The PM and his coalition partners in the danse macabre seem to make a virtue of meaningless sloganeering and anti-intellectualism. Winston Peters was ejected from the House this week for a disgraceful and childish question in the debate over Te Pāti Māori’s punishment. The coalition is adrift on a sea of entitlement, racism, misogyny. For further reference, see National rushing through the Pay Equity Bill in urgency.
The 50s, 60s and 70s are back and they’re on a party line to talkback radio.
Case in point: an interview this week with a well known broadcaster (who, in homage to AA Milne, we’ll call Whiny the Pooh) was interviewing the Prime Minister (who we’ll call Christopher). The subject: the “Maowryfication” of Aotearoa – or more specifically, Stop/Go signs in te reo Māori. Oh the horror, said the 50s, 60s and 70s on the incoming line. Imagine being confronted by that – you’d surely drive off a cliff in utter confusion.
Christopher: I’m not the person I used to be.
Whiny the Pooh: You saved us. You’re a hero.
Christopher: I’m not a hero, Pooh. The fact is, I’m lost.
Whiny the Pooh: But I found you.
The discourse, if it’s possible to elevate it by that descriptor, went like this:
“How is it still happening?” said Whiny the Pooh. “How can somebody somewhere say ‘I want a Mowry road sign? ‘They’re taking the piss aren’t they?”
Christopher: “We had a situation with te reo Stop/Go signs and where we see it, we say that’s not appropriate. We need road signs to be unambiguous.”
A situation? WTF does that even mean? What does any of this mean? I do know we need unambiguous leadership though. Its opposite, ambiguous, is a fair definition of Christopher’s turn at the helm. “Worrying, unfocused, paralysed”, according to one dictionary, and the outcome of ambiguity: “instils a sense of discomfort and danger that further alters the perception of that person and/or situation. This is not healthy.”
It’s not healthy, Christopher.
The trouble with Christopher is that as a former CEO of Air New Zealand and now New Zealand (as he relentlessly reminds us) he allegedly embraced the koru on the carrier’s planes. But Stop/Go signs are the highwater mark of ‘offensive’ and Christopher is digging in.

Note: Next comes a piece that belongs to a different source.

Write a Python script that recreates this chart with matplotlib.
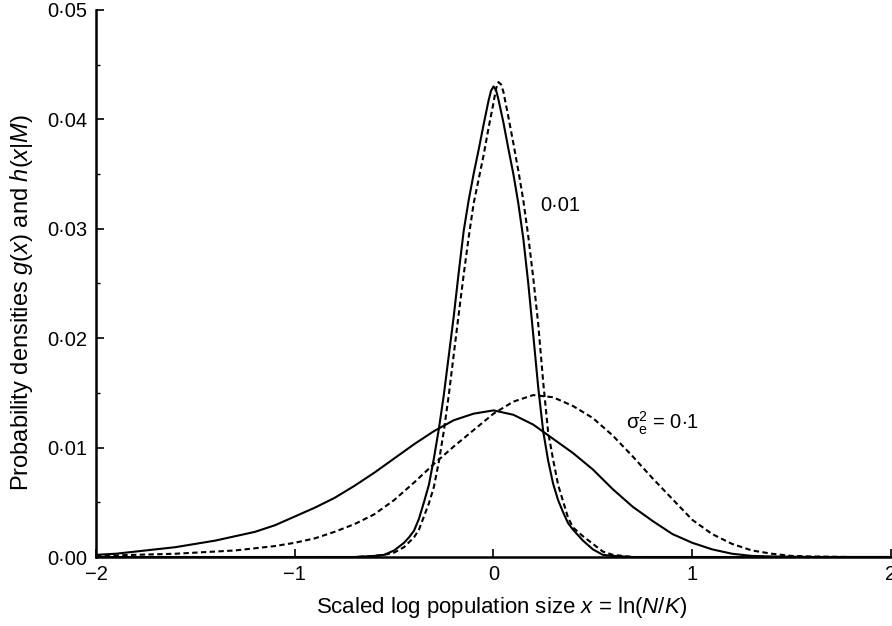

Trouble is, that’s sand, Christopher.
Sometimes you just get shells with nothing in them.
But the real trouble with Christopher is he (also relentlessly) switches viewpoints, depending on the prevailing wind. How can you steer a course without an abiding philosophy? No one will believe you on anything. There’s ‘centrist’, Christopher, and there’s all at sea.
Human beings often behave badly when responding to fear. What are they afraid of? Answer: the sharing of power – whether it be with women, Māori or anyone they regard as a legitimate or even imagined threat to their own power.
Te reo Māori is an official language of our country. Fact. Two entitled white men furiously agreeing with each other does not make that untrue.
But unfortunately as they’re walking backwards to the past, they’re also holding the mic:
Whiny the Pooh: It’s always a sunny day, when Christopher comes to play.
And off they went to enjoy a picnic lunch of marmite sandwiches.